>> Begin
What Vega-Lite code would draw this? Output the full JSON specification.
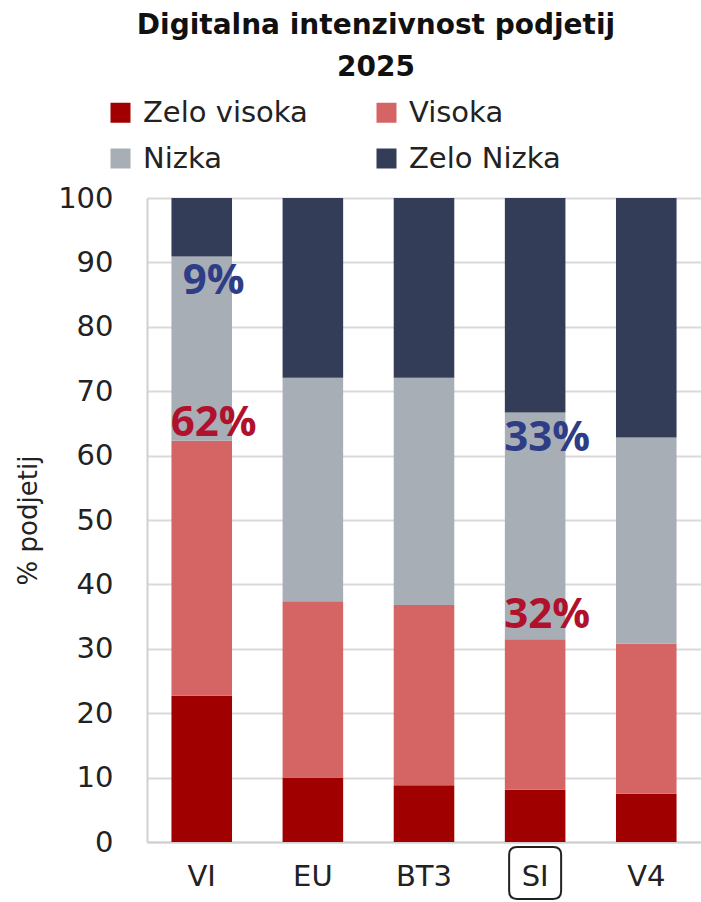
{
  "$schema": "https://vega.github.io/schema/vega-lite/v6.json",
  "width": 554,
  "height": 644,
  "autosize": {"type": "none"},
  "padding": {"left": 147, "top": 198, "right": 0, "bottom": 60},
  "background": "white",
  "title": {
    "text": ["Digitalna intenzivnost podjetij", "2025"],
    "font": "DejaVu Sans",
    "fontSize": 28,
    "fontWeight": "bold",
    "color": "#111111",
    "anchor": "middle",
    "dx": -48,
    "lineHeight": 42,
    "offset": 16
  },
  "config": {
    "view": {"stroke": null},
    "axisY": {
      "grid": true,
      "gridColor": "#D9D9D9",
      "gridWidth": 2,
      "domain": true,
      "domainColor": "#D0D0D0",
      "domainWidth": 2,
      "ticks": false,
      "labelPadding": 34,
      "labelFont": "DejaVu Sans",
      "labelFontSize": 29,
      "labelColor": "#222222",
      "titleFont": "DejaVu Sans",
      "titleFontSize": 26,
      "titleFontWeight": "normal",
      "titleColor": "#222222",
      "titlePadding": 16
    },
    "axisX": {
      "domainColor": "#D0D0D0",
      "domainWidth": 2,
      "ticks": false,
      "labelPadding": 20,
      "labelAngle": 0,
      "labelFont": "DejaVu Sans",
      "labelFontSize": 29,
      "labelColor": "#222222",
      "grid": false
    },
    "legend": {
      "orient": "none",
      "direction": "horizontal",
      "legendX": -41,
      "legendY": -100,
      "columns": 2,
      "columnPadding": 64,
      "rowPadding": 16,
      "symbolType": "square",
      "symbolSize": 400,
      "symbolStrokeWidth": 0,
      "labelOffset": 8,
      "labelFont": "DejaVu Sans",
      "labelFontSize": 29,
      "labelColor": "#222222",
      "labelLimit": 400
    }
  },
  "datasets": {
    "shares": [
      {"country": "VI", "series": "Zelo visoka", "value": 22.7},
      {"country": "VI", "series": "Visoka", "value": 39.6},
      {"country": "VI", "series": "Nizka", "value": 28.6},
      {"country": "VI", "series": "Zelo Nizka", "value": 9.1},
      {"country": "EU", "series": "Zelo visoka", "value": 10.0},
      {"country": "EU", "series": "Visoka", "value": 27.4},
      {"country": "EU", "series": "Nizka", "value": 34.7},
      {"country": "EU", "series": "Zelo Nizka", "value": 27.9},
      {"country": "BT3", "series": "Zelo visoka", "value": 8.8},
      {"country": "BT3", "series": "Visoka", "value": 28.0},
      {"country": "BT3", "series": "Nizka", "value": 35.3},
      {"country": "BT3", "series": "Zelo Nizka", "value": 27.9},
      {"country": "SI", "series": "Zelo visoka", "value": 8.1},
      {"country": "SI", "series": "Visoka", "value": 23.4},
      {"country": "SI", "series": "Nizka", "value": 35.2},
      {"country": "SI", "series": "Zelo Nizka", "value": 33.3},
      {"country": "V4", "series": "Zelo visoka", "value": 7.5},
      {"country": "V4", "series": "Visoka", "value": 23.3},
      {"country": "V4", "series": "Nizka", "value": 32.0},
      {"country": "V4", "series": "Zelo Nizka", "value": 37.2}
    ],
    "notes": [
      {"country": "VI", "kind": "nizka", "value": 87.1, "label": "9%"},
      {"country": "VI", "kind": "visoka", "value": 65.1, "label": "62%"},
      {"country": "SI", "kind": "nizka", "value": 62.8, "label": "33%"},
      {"country": "SI", "kind": "visoka", "value": 35.2, "label": "32%"}
    ],
    "box": [
      {"country": "SI", "value": -4.8}
    ]
  },
  "layer": [
    {
      "data": {"name": "shares"},
      "transform": [
        {"calculate": "indexof(['Zelo visoka', 'Visoka', 'Nizka', 'Zelo Nizka'], datum.series)", "as": "stackOrder"}
      ],
      "mark": {"type": "bar"},
      "encoding": {
        "x": {
          "field": "country",
          "type": "nominal",
          "sort": ["VI", "EU", "BT3", "SI", "V4"],
          "scale": {"paddingInner": 0.455, "paddingOuter": 0.22},
          "axis": {"title": null}
        },
        "y": {
          "field": "value",
          "type": "quantitative",
          "stack": "zero",
          "scale": {"domain": [0, 100], "nice": false, "zero": true},
          "axis": {"title": "% podjetij", "values": [0, 10, 20, 30, 40, 50, 60, 70, 80, 90, 100]}
        },
        "color": {
          "field": "series",
          "type": "nominal",
          "sort": ["Zelo visoka", "Visoka", "Nizka", "Zelo Nizka"],
          "scale": {
            "domain": ["Zelo visoka", "Visoka", "Nizka", "Zelo Nizka"],
            "range": ["#A00000", "#D56565", "#A7AEB5", "#333D58"]
          },
          "legend": {"title": null}
        },
        "order": {"field": "stackOrder", "type": "quantitative", "sort": "ascending"}
      }
    },
    {
      "data": {"name": "notes"},
      "transform": [{"filter": "datum.kind === 'nizka'"}],
      "mark": {"type": "text", "font": "Open Sans", "fontWeight": "bold", "fontSize": 42, "color": "#2E3D86", "dx": 12, "baseline": "middle", "align": "center"},
      "encoding": {
        "x": {"field": "country", "type": "nominal", "sort": ["VI", "EU", "BT3", "SI", "V4"]},
        "y": {"field": "value", "type": "quantitative"},
        "text": {"field": "label", "type": "nominal"}
      }
    },
    {
      "data": {"name": "notes"},
      "transform": [{"filter": "datum.kind === 'visoka'"}],
      "mark": {"type": "text", "font": "Open Sans", "fontWeight": "bold", "fontSize": 42, "color": "#B0112C", "dx": 12, "baseline": "middle", "align": "center"},
      "encoding": {
        "x": {"field": "country", "type": "nominal", "sort": ["VI", "EU", "BT3", "SI", "V4"]},
        "y": {"field": "value", "type": "quantitative"},
        "text": {"field": "label", "type": "nominal"}
      }
    },
    {
      "data": {"name": "box"},
      "mark": {
        "type": "point",
        "filled": false,
        "shape": "M -0.7,-1 L 0.7,-1 Q 1,-1 1,-0.7 L 1,0.7 Q 1,1 0.7,1 L -0.7,1 Q -1,1 -1,0.7 L -1,-0.7 Q -1,-1 -0.7,-1 Z",
        "size": 2704,
        "stroke": "#222222",
        "strokeWidth": 2,
        "opacity": 1
      },
      "encoding": {
        "x": {"field": "country", "type": "nominal", "sort": ["VI", "EU", "BT3", "SI", "V4"]},
        "y": {"field": "value", "type": "quantitative"}
      }
    }
  ]
}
>> End
### YOUR OBJECTIVE:
Without including any pictures, print all of the material exactly as given.

### TASK OUTPUT:
What Vega-Lite code would draw this? Output the full JSON specification.
{
  "$schema": "https://vega.github.io/schema/vega-lite/v6.json",
  "width": 554,
  "height": 644,
  "autosize": {"type": "none"},
  "padding": {"left": 147, "top": 198, "right": 0, "bottom": 60},
  "background": "white",
  "title": {
    "text": ["Digitalna intenzivnost podjetij", "2025"],
    "font": "DejaVu Sans",
    "fontSize": 28,
    "fontWeight": "bold",
    "color": "#111111",
    "anchor": "middle",
    "dx": -48,
    "lineHeight": 42,
    "offset": 16
  },
  "config": {
    "view": {"stroke": null},
    "axisY": {
      "grid": true,
      "gridColor": "#D9D9D9",
      "gridWidth": 2,
      "domain": true,
      "domainColor": "#D0D0D0",
      "domainWidth": 2,
      "ticks": false,
      "labelPadding": 34,
      "labelFont": "DejaVu Sans",
      "labelFontSize": 29,
      "labelColor": "#222222",
      "titleFont": "DejaVu Sans",
      "titleFontSize": 26,
      "titleFontWeight": "normal",
      "titleColor": "#222222",
      "titlePadding": 16
    },
    "axisX": {
      "domainColor": "#D0D0D0",
      "domainWidth": 2,
      "ticks": false,
      "labelPadding": 20,
      "labelAngle": 0,
      "labelFont": "DejaVu Sans",
      "labelFontSize": 29,
      "labelColor": "#222222",
      "grid": false
    },
    "legend": {
      "orient": "none",
      "direction": "horizontal",
      "legendX": -41,
      "legendY": -100,
      "columns": 2,
      "columnPadding": 64,
      "rowPadding": 16,
      "symbolType": "square",
      "symbolSize": 400,
      "symbolStrokeWidth": 0,
      "labelOffset": 8,
      "labelFont": "DejaVu Sans",
      "labelFontSize": 29,
      "labelColor": "#222222",
      "labelLimit": 400
    }
  },
  "datasets": {
    "shares": [
      {"country": "VI", "series": "Zelo visoka", "value": 22.7},
      {"country": "VI", "series": "Visoka", "value": 39.6},
      {"country": "VI", "series": "Nizka", "value": 28.6},
      {"country": "VI", "series": "Zelo Nizka", "value": 9.1},
      {"country": "EU", "series": "Zelo visoka", "value": 10.0},
      {"country": "EU", "series": "Visoka", "value": 27.4},
      {"country": "EU", "series": "Nizka", "value": 34.7},
      {"country": "EU", "series": "Zelo Nizka", "value": 27.9},
      {"country": "BT3", "series": "Zelo visoka", "value": 8.8},
      {"country": "BT3", "series": "Visoka", "value": 28.0},
      {"country": "BT3", "series": "Nizka", "value": 35.3},
      {"country": "BT3", "series": "Zelo Nizka", "value": 27.9},
      {"country": "SI", "series": "Zelo visoka", "value": 8.1},
      {"country": "SI", "series": "Visoka", "value": 23.4},
      {"country": "SI", "series": "Nizka", "value": 35.2},
      {"country": "SI", "series": "Zelo Nizka", "value": 33.3},
      {"country": "V4", "series": "Zelo visoka", "value": 7.5},
      {"country": "V4", "series": "Visoka", "value": 23.3},
      {"country": "V4", "series": "Nizka", "value": 32.0},
      {"country": "V4", "series": "Zelo Nizka", "value": 37.2}
    ],
    "notes": [
      {"country": "VI", "kind": "nizka", "value": 87.1, "label": "9%"},
      {"country": "VI", "kind": "visoka", "value": 65.1, "label": "62%"},
      {"country": "SI", "kind": "nizka", "value": 62.8, "label": "33%"},
      {"country": "SI", "kind": "visoka", "value": 35.2, "label": "32%"}
    ],
    "box": [
      {"country": "SI", "value": -4.8}
    ]
  },
  "layer": [
    {
      "data": {"name": "shares"},
      "transform": [
        {"calculate": "indexof(['Zelo visoka', 'Visoka', 'Nizka', 'Zelo Nizka'], datum.series)", "as": "stackOrder"}
      ],
      "mark": {"type": "bar"},
      "encoding": {
        "x": {
          "field": "country",
          "type": "nominal",
          "sort": ["VI", "EU", "BT3", "SI", "V4"],
          "scale": {"paddingInner": 0.455, "paddingOuter": 0.22},
          "axis": {"title": null}
        },
        "y": {
          "field": "value",
          "type": "quantitative",
          "stack": "zero",
          "scale": {"domain": [0, 100], "nice": false, "zero": true},
          "axis": {"title": "% podjetij", "values": [0, 10, 20, 30, 40, 50, 60, 70, 80, 90, 100]}
        },
        "color": {
          "field": "series",
          "type": "nominal",
          "sort": ["Zelo visoka", "Visoka", "Nizka", "Zelo Nizka"],
          "scale": {
            "domain": ["Zelo visoka", "Visoka", "Nizka", "Zelo Nizka"],
            "range": ["#A00000", "#D56565", "#A7AEB5", "#333D58"]
          },
          "legend": {"title": null}
        },
        "order": {"field": "stackOrder", "type": "quantitative", "sort": "ascending"}
      }
    },
    {
      "data": {"name": "notes"},
      "transform": [{"filter": "datum.kind === 'nizka'"}],
      "mark": {"type": "text", "font": "Open Sans", "fontWeight": "bold", "fontSize": 42, "color": "#2E3D86", "dx": 12, "baseline": "middle", "align": "center"},
      "encoding": {
        "x": {"field": "country", "type": "nominal", "sort": ["VI", "EU", "BT3", "SI", "V4"]},
        "y": {"field": "value", "type": "quantitative"},
        "text": {"field": "label", "type": "nominal"}
      }
    },
    {
      "data": {"name": "notes"},
      "transform": [{"filter": "datum.kind === 'visoka'"}],
      "mark": {"type": "text", "font": "Open Sans", "fontWeight": "bold", "fontSize": 42, "color": "#B0112C", "dx": 12, "baseline": "middle", "align": "center"},
      "encoding": {
        "x": {"field": "country", "type": "nominal", "sort": ["VI", "EU", "BT3", "SI", "V4"]},
        "y": {"field": "value", "type": "quantitative"},
        "text": {"field": "label", "type": "nominal"}
      }
    },
    {
      "data": {"name": "box"},
      "mark": {
        "type": "point",
        "filled": false,
        "shape": "M -0.7,-1 L 0.7,-1 Q 1,-1 1,-0.7 L 1,0.7 Q 1,1 0.7,1 L -0.7,1 Q -1,1 -1,0.7 L -1,-0.7 Q -1,-1 -0.7,-1 Z",
        "size": 2704,
        "stroke": "#222222",
        "strokeWidth": 2,
        "opacity": 1
      },
      "encoding": {
        "x": {"field": "country", "type": "nominal", "sort": ["VI", "EU", "BT3", "SI", "V4"]},
        "y": {"field": "value", "type": "quantitative"}
      }
    }
  ]
}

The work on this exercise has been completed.